Repeat the full listing below verbatim and keep the images out.

>>>>>

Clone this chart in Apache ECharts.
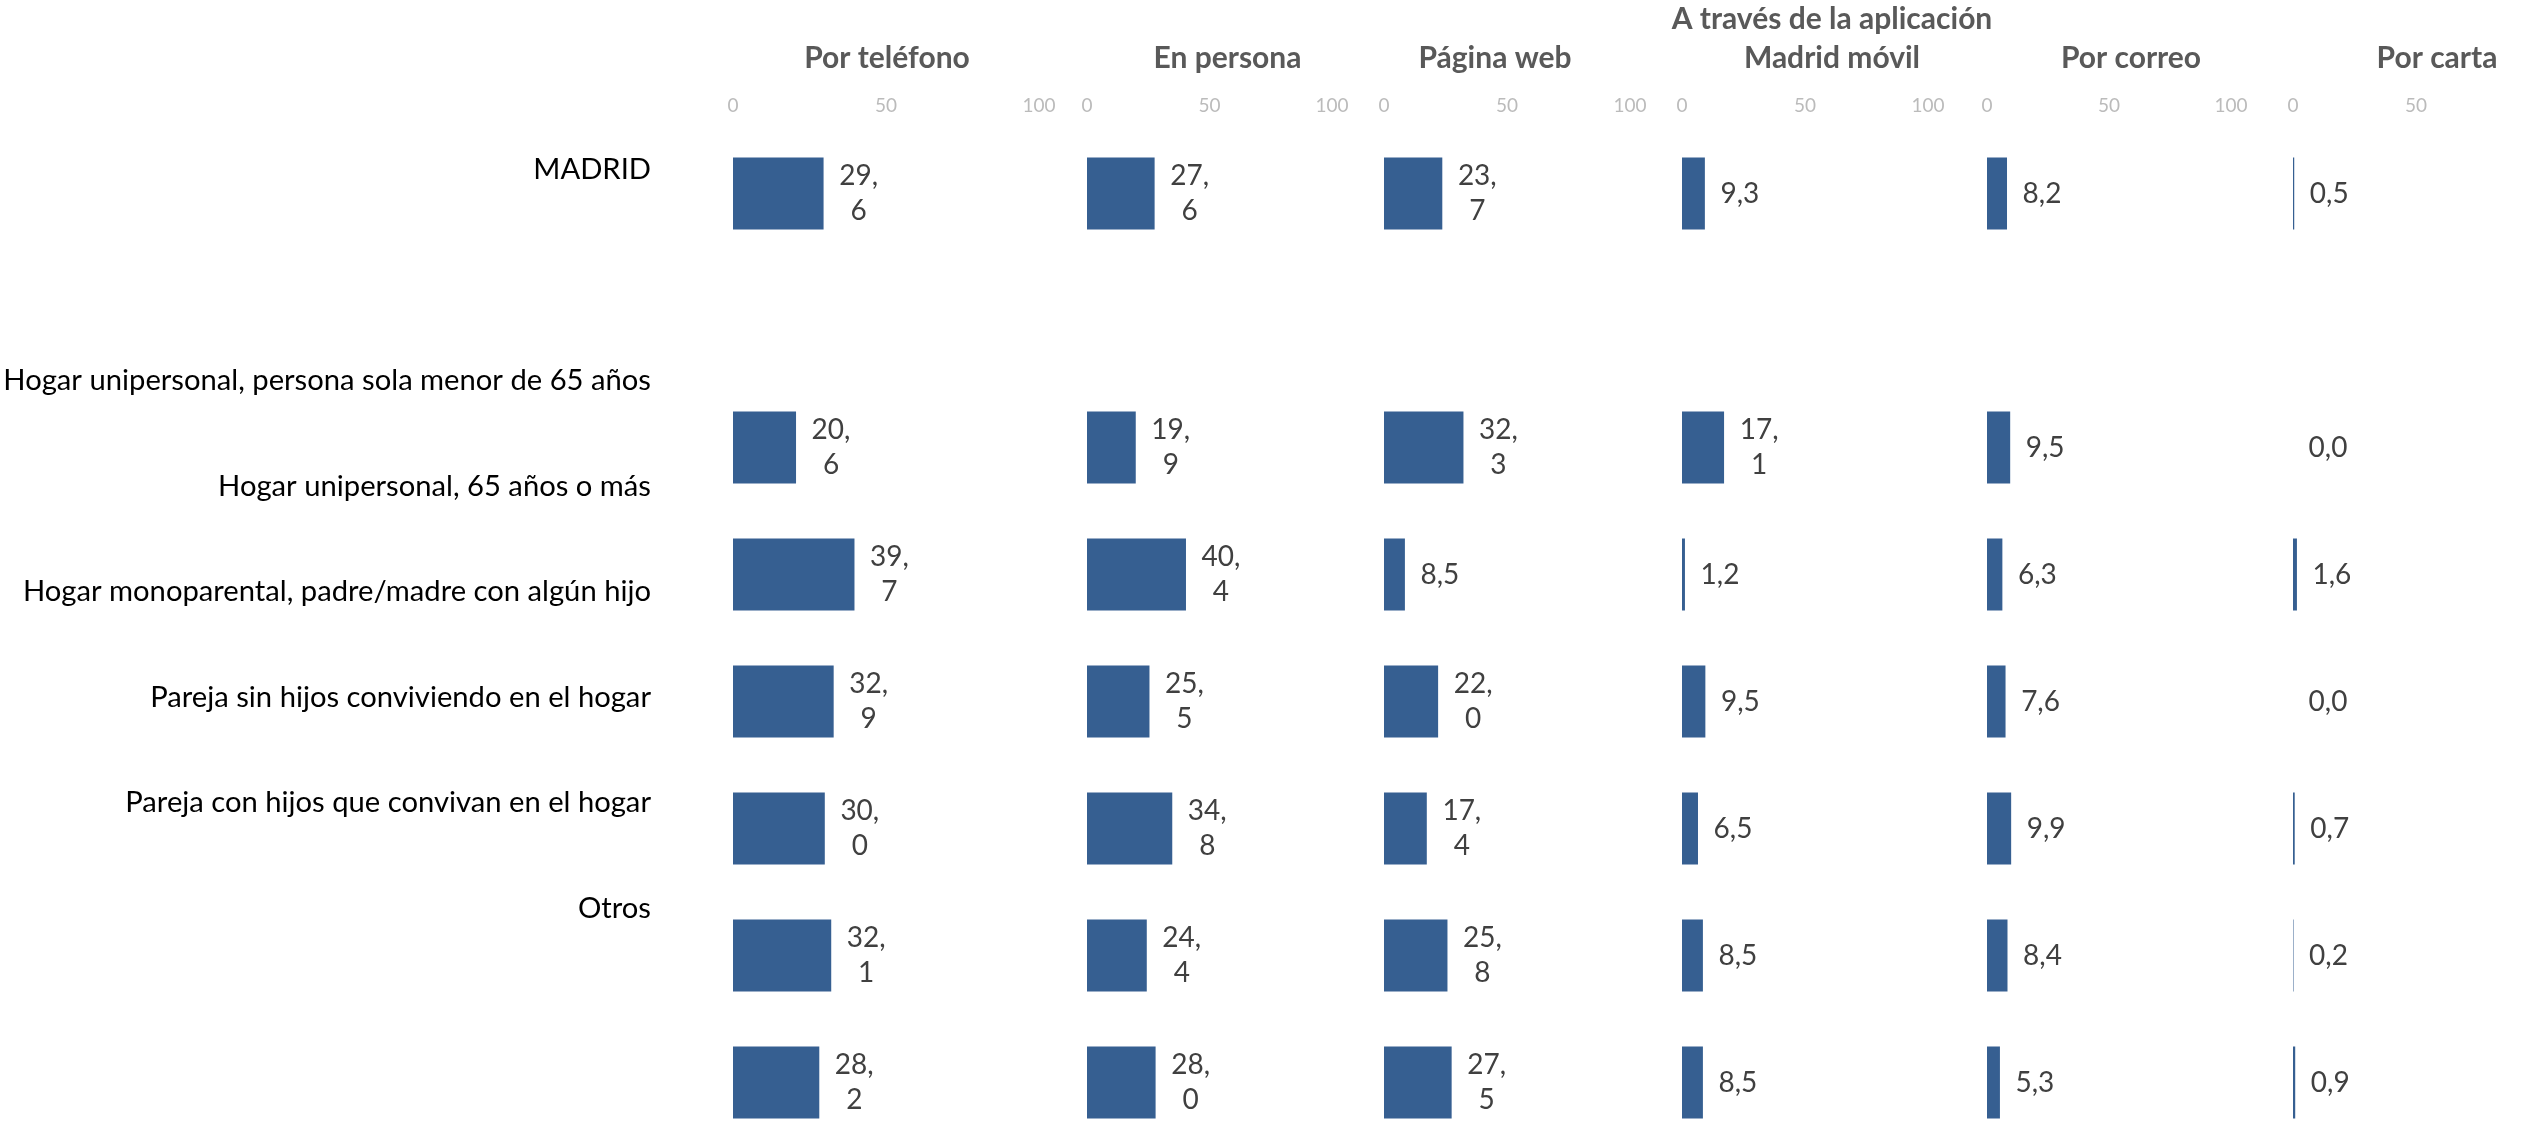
<!DOCTYPE html>
<html><head><meta charset="utf-8">
<script src="https://cdn.jsdelivr.net/npm/echarts@6/dist/echarts.min.js"></script>
<style>html,body{margin:0;padding:0;background:#fff}#c{width:2522px;height:1124px}</style>
</head><body><div id="c"></div>
<script>
// ---- data ----
const rowLabels = ['MADRID', '', 'Hogar unipersonal, persona sola menor de 65 años', 'Hogar unipersonal, 65 años o más', 'Hogar monoparental, padre/madre con algún hijo', 'Pareja sin hijos conviviendo en el hogar', 'Pareja con hijos que convivan en el hogar', 'Otros'];
const barRows = ['MADRID', '', 'Hogar unipersonal, persona sola menor de 65 años', 'Hogar unipersonal, 65 años o más', 'Hogar monoparental, padre/madre con algún hijo', 'Pareja sin hijos conviviendo en el hogar', 'Pareja con hijos que convivan en el hogar', 'Otros'];
const panelTitles = ['Por teléfono', 'En persona', 'Página web', 'A través de la aplicación\nMadrid móvil', 'Por correo', 'Por carta'];
const porTelefono = [29.6, null, 20.6, 39.7, 32.9, 30.0, 32.1, 28.2];
const enPersona   = [27.6, null, 19.9, 40.4, 25.5, 34.8, 24.4, 28.0];
const paginaWeb   = [23.7, null, 32.3, 8.5, 22.0, 17.4, 25.8, 27.5];
const appMadrid   = [9.3, null, 17.1, 1.2, 9.5, 6.5, 8.5, 8.5];
const porCorreo   = [8.2, null, 9.5, 6.3, 7.6, 9.9, 8.4, 5.3];
const porCarta    = [0.5, null, 0.0, 1.6, 0.0, 0.7, 0.2, 0.9];
const axisMin = 0, axisMax = 100, axisStep = 50;

const panelValues = [porTelefono, enPersona, paginaWeb, appMadrid, porCorreo, porCarta];

// ---- layout ----
const panelLeft  = [733, 1087, 1384, 1682, 1987, 2293];
const panelWidth = [306, 245, 246, 246, 244, 246];
const titleShift = [1, 18, -12, 27, 22, 21];
const FONT = 'Lato';

function fmt(v) {
  const s = v.toFixed(1).replace('.', ',');
  return s.length > 3 ? s.replace(',', ',\n') : s;
}

const grids = [], xAxes = [], yAxes = [], series = [];
panelValues.forEach((vals, i) => {
  grids.push({ left: panelLeft[i], width: panelWidth[i], top: 130, height: 1016, outerBoundsMode: 'none', containLabel: false });
  const sh = titleShift[i];
  xAxes.push({
    type: 'value', gridIndex: i, min: axisMin, max: axisMax, interval: axisStep, position: 'top',
    axisLine: { show: false }, axisTick: { show: false }, splitLine: { show: false },
    axisLabel: { color: '#bbbbbb', fontSize: 19, fontFamily: FONT, margin: 15, showMinLabel: true, showMaxLabel: true },
    name: panelTitles[i], nameLocation: 'middle', nameGap: 52,
    nameTextStyle: { color: '#595959', fontSize: 30, fontWeight: 'bold', fontFamily: FONT, lineHeight: 39,
      padding: sh >= 0 ? [0, 0, 0, 2 * sh] : [0, -2 * sh, 0, 0] }
  });
  yAxes.push({ type: 'category', gridIndex: i, data: barRows, inverse: true, show: false });
  series.push({
    type: 'bar', xAxisIndex: i, yAxisIndex: i, data: vals, barWidth: 72,
    itemStyle: { color: '#365f91' },
    label: {
      show: true, position: 'right', distance: 35, align: 'center',
      formatter: p => fmt(p.value), color: '#404040', fontSize: 28, lineHeight: 35, fontFamily: FONT
    }
  });
});
// row-label grid
grids.push({ left: 656, width: 10, top: 117, height: 844, outerBoundsMode: 'none', containLabel: false });
xAxes.push({ type: 'value', gridIndex: 6, show: false });
yAxes.push({
  type: 'category', gridIndex: 6, data: rowLabels, inverse: true, position: 'left',
  axisLine: { show: false }, axisTick: { show: false }, splitLine: { show: false },
  axisLabel: { color: '#000000', fontSize: 29.2, fontFamily: FONT, margin: 5, interval: 0 }
});

const chart = echarts.init(document.getElementById('c'), null, { renderer: 'canvas' });
chart.setOption({ animation: false, backgroundColor: '#ffffff', grid: grids, xAxis: xAxes, yAxis: yAxes, series: series });
</script></body></html>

<<<<<

◆ Output of the task:
Clone this chart in Apache ECharts.
<!DOCTYPE html>
<html><head><meta charset="utf-8">
<script src="https://cdn.jsdelivr.net/npm/echarts@6/dist/echarts.min.js"></script>
<style>html,body{margin:0;padding:0;background:#fff}#c{width:2522px;height:1124px}</style>
</head><body><div id="c"></div>
<script>
// ---- data ----
const rowLabels = ['MADRID', '', 'Hogar unipersonal, persona sola menor de 65 años', 'Hogar unipersonal, 65 años o más', 'Hogar monoparental, padre/madre con algún hijo', 'Pareja sin hijos conviviendo en el hogar', 'Pareja con hijos que convivan en el hogar', 'Otros'];
const barRows = ['MADRID', '', 'Hogar unipersonal, persona sola menor de 65 años', 'Hogar unipersonal, 65 años o más', 'Hogar monoparental, padre/madre con algún hijo', 'Pareja sin hijos conviviendo en el hogar', 'Pareja con hijos que convivan en el hogar', 'Otros'];
const panelTitles = ['Por teléfono', 'En persona', 'Página web', 'A través de la aplicación\nMadrid móvil', 'Por correo', 'Por carta'];
const porTelefono = [29.6, null, 20.6, 39.7, 32.9, 30.0, 32.1, 28.2];
const enPersona   = [27.6, null, 19.9, 40.4, 25.5, 34.8, 24.4, 28.0];
const paginaWeb   = [23.7, null, 32.3, 8.5, 22.0, 17.4, 25.8, 27.5];
const appMadrid   = [9.3, null, 17.1, 1.2, 9.5, 6.5, 8.5, 8.5];
const porCorreo   = [8.2, null, 9.5, 6.3, 7.6, 9.9, 8.4, 5.3];
const porCarta    = [0.5, null, 0.0, 1.6, 0.0, 0.7, 0.2, 0.9];
const axisMin = 0, axisMax = 100, axisStep = 50;

const panelValues = [porTelefono, enPersona, paginaWeb, appMadrid, porCorreo, porCarta];

// ---- layout ----
const panelLeft  = [733, 1087, 1384, 1682, 1987, 2293];
const panelWidth = [306, 245, 246, 246, 244, 246];
const titleShift = [1, 18, -12, 27, 22, 21];
const FONT = 'Lato';

function fmt(v) {
  const s = v.toFixed(1).replace('.', ',');
  return s.length > 3 ? s.replace(',', ',\n') : s;
}

const grids = [], xAxes = [], yAxes = [], series = [];
panelValues.forEach((vals, i) => {
  grids.push({ left: panelLeft[i], width: panelWidth[i], top: 130, height: 1016, outerBoundsMode: 'none', containLabel: false });
  const sh = titleShift[i];
  xAxes.push({
    type: 'value', gridIndex: i, min: axisMin, max: axisMax, interval: axisStep, position: 'top',
    axisLine: { show: false }, axisTick: { show: false }, splitLine: { show: false },
    axisLabel: { color: '#bbbbbb', fontSize: 19, fontFamily: FONT, margin: 15, showMinLabel: true, showMaxLabel: true },
    name: panelTitles[i], nameLocation: 'middle', nameGap: 52,
    nameTextStyle: { color: '#595959', fontSize: 30, fontWeight: 'bold', fontFamily: FONT, lineHeight: 39,
      padding: sh >= 0 ? [0, 0, 0, 2 * sh] : [0, -2 * sh, 0, 0] }
  });
  yAxes.push({ type: 'category', gridIndex: i, data: barRows, inverse: true, show: false });
  series.push({
    type: 'bar', xAxisIndex: i, yAxisIndex: i, data: vals, barWidth: 72,
    itemStyle: { color: '#365f91' },
    label: {
      show: true, position: 'right', distance: 35, align: 'center',
      formatter: p => fmt(p.value), color: '#404040', fontSize: 28, lineHeight: 35, fontFamily: FONT
    }
  });
});
// row-label grid
grids.push({ left: 656, width: 10, top: 117, height: 844, outerBoundsMode: 'none', containLabel: false });
xAxes.push({ type: 'value', gridIndex: 6, show: false });
yAxes.push({
  type: 'category', gridIndex: 6, data: rowLabels, inverse: true, position: 'left',
  axisLine: { show: false }, axisTick: { show: false }, splitLine: { show: false },
  axisLabel: { color: '#000000', fontSize: 29.2, fontFamily: FONT, margin: 5, interval: 0 }
});

const chart = echarts.init(document.getElementById('c'), null, { renderer: 'canvas' });
chart.setOption({ animation: false, backgroundColor: '#ffffff', grid: grids, xAxis: xAxes, yAxis: yAxes, series: series });
</script></body></html>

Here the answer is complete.